I just took a GMAT practice test. I was able to figure out how to work all the ones I missed but the following two. If you can do it, please show me. Thanks. 1) (1/5)^M * (1/4)^18 = 1/(2(10^35)) one fifth to the Mth power times one fourth to the eighteenth power equals one over two time ten to the thirty fifth power. Fine M Answer is 35.... 2) You have to select a combo of two chairs and two tables from a store. There are 5 chairs total and 150 combination of 2 chairs and 2 tables. How many tables are there? Answer is 6
The first one is just exponential function rules, which I don't remember at the moment. For the 2nd one, if you know there are 5 chairs, you know there are 10 combinations of 2 chairs -- if the chairs are labeled A,B,C,D,E, A can be paired with B-C-D-E (4), B can be paired with C-D-E (3 -- it's already paired with A), etc. 4+3+2+1 is 10. The number of total combinations is the number of chair combinations x the number of table combinations (for each table combination, there are 10 pairings of chairs). Since the total is 150, you know the number of table combinations must be 15. Working backwards from the above, 5+4+3+2+1 is 15, and based on that same heuristic, it means the number of tables must be 6.
can take away the fractions to simplify to... 5^M * 4^18 = 2 * 10^35 break down 4 to 2^2 and 10 to 2*5.. 5^M * 2^36 = 2 * 2^35 * 5^35 5^M * 2^36 = 2^36 * 5^M M has to equal 35
I got another question, see if anyone can help. It's a permutation/combination problem. A group of 5 students bought movie tickets in one row next to each other. If Bob and Lisa are in this group, what is the probability that both of them will sit next to only one other student from the group? The Answer is 10% First, I assume you need to find out the total number of of seating arrangements. It's 5!=120. Then, I find out how many options are available so that they sit next to only 1 other student. 5!/(3!2!)=10... Obviously either this number or the first are incorrect, since 10/120 is not 10%. So, I tried to figure out all the possible ways that could sit, let L be Lisa, B be Bob, and x be the other students. LBxxx BLxxx xBLxx xLBxx xxLBx xxBLx xxxBL xxxLB BxxxL LxxxB That is still 10. I cant quite figure out what I'm doing wrong. I think it's probably the way I'm reading the question, so hopefully some fresh eyes can help.
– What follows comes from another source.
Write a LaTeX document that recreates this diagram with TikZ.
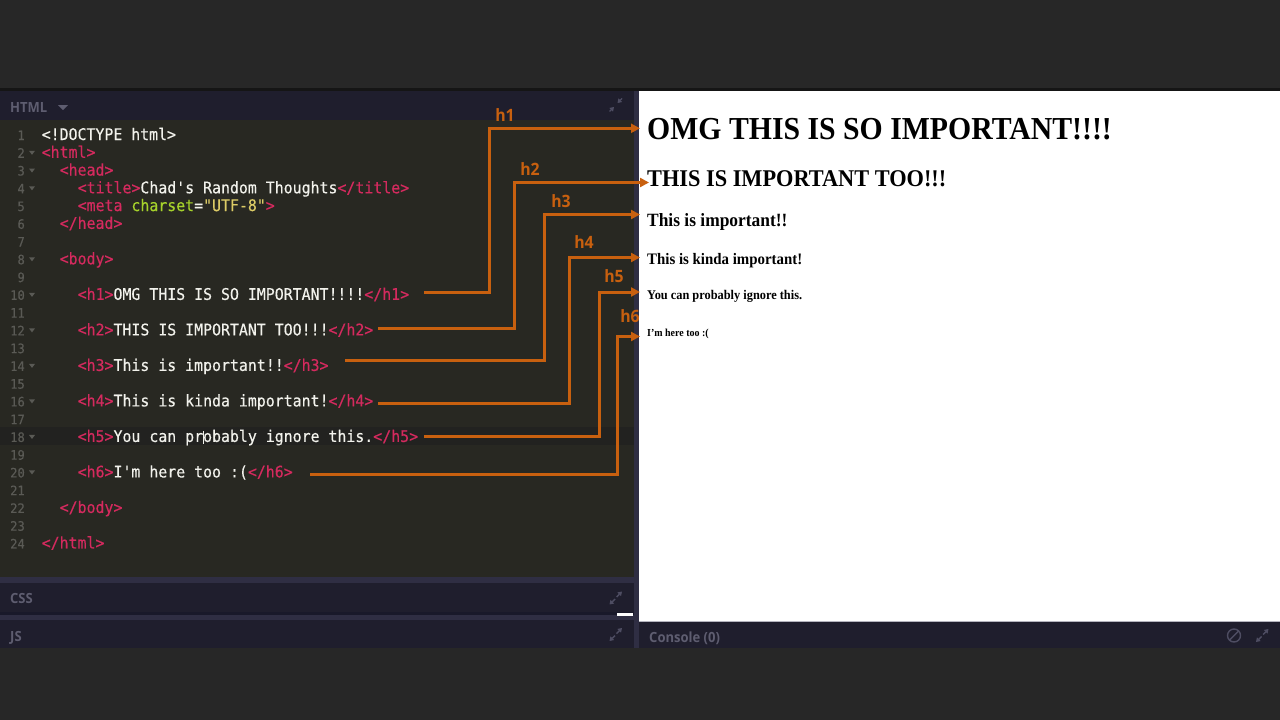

i read it to mean that they each only sit next to one other person, including bob or lisa, in which case the only way they can do that is if they are both at one end of the row. there are 5!=120 arrangements. then you have 2 situations with them at each end of the row (bob in the 1st seat, lisa 5th or lisa in the 1st seat, bob 5th). in both cases, the 3 people in the middle can be in 3!=6 arrangements for a total of 12 arrangements with B and L next to one person. 12/120=10%.
Well, you got the correct answer, which counts, but I'm not sure if that's correct. They are asking for the probability that they will only sit next to 1 other person. I would think who they are sitting next to is irrelevant. Am I wrong?
the 10 examples you listed have B or L sitting next to 2 people in many of them because B and L count as people so you can't be sitting next to B and x or L and x. the only way they can both only sit next to one person is by being on the ends of the row. i know i brought them up in the last post, but the other 3 people are basically irrelevant. there are only 20 ways B and L can be sitting (5P2=20) and there are only 2 ways to get B and L on the ends of the row: LxxxB BxxxL 2/20=10%.